In April 1961, a UFO encounter occurred in Eagle River, Wisconsin that many researchers of the flying saucer phenomenon have seen fit to relegate to the domains of hoaxing and/or fantasy. It just might have been something else. It was the late morning of April 18 and the tasty brunch of a man named Joe Simonton was about to be rudely interrupted by visitors from another world. A chicken farmer, Simonton was about to eat when he was shaken to his core by the thundering sound of what he thought was a jet-plane, flying low overhead. It was not. He raced outside and was confronted by nothing less than a flying saucer, around thirty feet in diameter, hovering above his yard.
Simonton could only stand and stare, in awe, as a doorway opened and a man approached him. He and his comrades inside the UFO were all short in height – around five feet at the most – and wore outfits similar to military jumpsuits. The completely mute man approached Simonton with what clearly resembled a terrestrial jug, and managed to make Simonton understand that he wanted water. Simonton quickly obliged. As a “thank-you” the aliens gave Simonton a hot plate of what appeared to be small pancakes, fresh off of ET’s grill. Yes, really. It was a good trade-off for the farmer. The leader of the group gave a strange salute and returned to the craft, which shot away, into the heavens.
It’s important to note that Joe Simonton’s account is not a stand-alone one when it comes to pancake-type food of the weird kind. Walter Yeeling Evans-Wentz was an authority on fairy lore and the author of a still-cherished 1911 book, The Fairy Faith in Celtic Countries. He told an intriguing story that somewhat parallels that of Joe Simonton. It revolved around an Irishman, one Pat Feeny, who received a strange visit from a diminutive woman asking for oatmeal. Evans-Wentz said: “Paddy had so little that he was ashamed to offer it, so he offered her some potatoes instead, but she wanted oatmeal, and then he gave her all that he had. She told him to place it back in the bin till she should return for it. This he did, and the next morning the bin was overflowing with oatmeal. The woman was one of the Gentry.”

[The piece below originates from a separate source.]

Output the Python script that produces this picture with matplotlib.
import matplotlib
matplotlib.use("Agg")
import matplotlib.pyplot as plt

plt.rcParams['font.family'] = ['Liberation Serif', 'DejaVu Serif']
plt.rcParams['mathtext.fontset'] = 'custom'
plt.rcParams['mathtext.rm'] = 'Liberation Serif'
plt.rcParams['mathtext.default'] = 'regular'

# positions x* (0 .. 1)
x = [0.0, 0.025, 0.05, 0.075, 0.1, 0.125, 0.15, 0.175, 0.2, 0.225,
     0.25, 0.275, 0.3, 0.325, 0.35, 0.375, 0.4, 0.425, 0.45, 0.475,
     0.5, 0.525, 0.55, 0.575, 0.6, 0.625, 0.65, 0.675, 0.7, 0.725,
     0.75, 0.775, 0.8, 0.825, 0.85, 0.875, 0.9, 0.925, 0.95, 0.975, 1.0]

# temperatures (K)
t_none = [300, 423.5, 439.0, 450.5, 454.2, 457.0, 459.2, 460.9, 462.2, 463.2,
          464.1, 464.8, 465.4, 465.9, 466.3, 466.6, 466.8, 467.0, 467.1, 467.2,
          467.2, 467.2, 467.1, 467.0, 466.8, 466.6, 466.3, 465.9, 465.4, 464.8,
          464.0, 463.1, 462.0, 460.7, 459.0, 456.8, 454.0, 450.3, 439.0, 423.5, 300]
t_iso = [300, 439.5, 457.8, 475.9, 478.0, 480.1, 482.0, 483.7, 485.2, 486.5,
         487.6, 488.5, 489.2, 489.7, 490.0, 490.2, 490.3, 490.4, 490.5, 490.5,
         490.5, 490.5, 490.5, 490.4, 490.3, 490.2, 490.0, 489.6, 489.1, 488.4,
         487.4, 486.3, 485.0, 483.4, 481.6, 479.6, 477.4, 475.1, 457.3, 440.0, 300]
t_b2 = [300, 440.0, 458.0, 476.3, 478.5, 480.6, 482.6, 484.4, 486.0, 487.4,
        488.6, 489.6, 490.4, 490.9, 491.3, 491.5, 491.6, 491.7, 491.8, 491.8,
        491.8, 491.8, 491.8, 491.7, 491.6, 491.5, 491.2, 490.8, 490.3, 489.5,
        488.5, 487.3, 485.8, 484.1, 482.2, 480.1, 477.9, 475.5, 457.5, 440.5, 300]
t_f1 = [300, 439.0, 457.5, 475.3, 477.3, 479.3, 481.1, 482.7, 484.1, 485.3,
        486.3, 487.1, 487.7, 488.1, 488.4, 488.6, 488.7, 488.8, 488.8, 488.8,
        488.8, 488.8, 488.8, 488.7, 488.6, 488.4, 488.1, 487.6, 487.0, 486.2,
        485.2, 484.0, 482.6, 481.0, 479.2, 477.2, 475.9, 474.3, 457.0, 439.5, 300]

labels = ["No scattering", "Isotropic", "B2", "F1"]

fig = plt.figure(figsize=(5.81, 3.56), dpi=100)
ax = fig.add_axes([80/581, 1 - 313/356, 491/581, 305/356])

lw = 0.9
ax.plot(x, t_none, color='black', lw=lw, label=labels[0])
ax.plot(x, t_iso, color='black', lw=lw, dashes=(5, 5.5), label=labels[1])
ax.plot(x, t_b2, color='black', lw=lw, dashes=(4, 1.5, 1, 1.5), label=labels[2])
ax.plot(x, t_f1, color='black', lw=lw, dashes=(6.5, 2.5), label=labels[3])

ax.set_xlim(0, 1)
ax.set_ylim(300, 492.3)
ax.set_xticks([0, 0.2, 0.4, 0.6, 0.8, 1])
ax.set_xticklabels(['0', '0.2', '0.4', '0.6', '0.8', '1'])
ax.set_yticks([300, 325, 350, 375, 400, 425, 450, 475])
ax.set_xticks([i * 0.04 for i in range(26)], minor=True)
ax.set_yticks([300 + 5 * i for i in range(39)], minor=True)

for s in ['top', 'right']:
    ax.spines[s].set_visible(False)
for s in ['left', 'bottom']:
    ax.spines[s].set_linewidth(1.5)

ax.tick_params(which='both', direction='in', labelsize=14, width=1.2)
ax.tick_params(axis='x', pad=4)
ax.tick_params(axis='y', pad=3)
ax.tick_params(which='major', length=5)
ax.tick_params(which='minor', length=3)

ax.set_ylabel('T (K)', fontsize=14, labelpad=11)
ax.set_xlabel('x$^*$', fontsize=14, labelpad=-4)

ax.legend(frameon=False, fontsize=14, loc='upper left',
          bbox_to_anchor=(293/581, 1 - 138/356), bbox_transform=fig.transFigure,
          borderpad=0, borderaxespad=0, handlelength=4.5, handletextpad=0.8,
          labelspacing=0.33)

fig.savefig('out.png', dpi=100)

And also on a similar path, there is the 1850 poem of William Allingham, The Fairies, in which Allingham referenced “crispy pancakes” as being none other than the food of the fairy folk, or as he called them, “little men.” He even made a connection to the curious matter of owls. Allingham’s poem begins as follows: “Up the airy mountain, Down the rushy glen, We dare n’t go a-hunting, For fear of little men; “Wee folk, good folk, Trooping all together; Green jacket, red cap, And white owl’s feather! Down along the rocky shore Some make their home, They live on crispy pancakes Of yellow tide-foam; Some in the reeds Of the black mountain-lake, With frogs for their watch-dogs, All night awake.”
Allingham also describes what sounds like a classic case of alien abduction and missing time: “They stole little Bridget For seven years long; When she came down again Her friends were all gone. They took her lightly back, Between the night and morrow, They thought that she was fast asleep, But she was dead with sorrow. They have kept her ever since. Deep within the lake, On a bed of fig leaves, Watching till she wake.”
Precisely what all of this means is just about anyone’s guess. A tasty meal from the stars? A nice snack from the world of the little people? I have no answers at all. Maybe you do.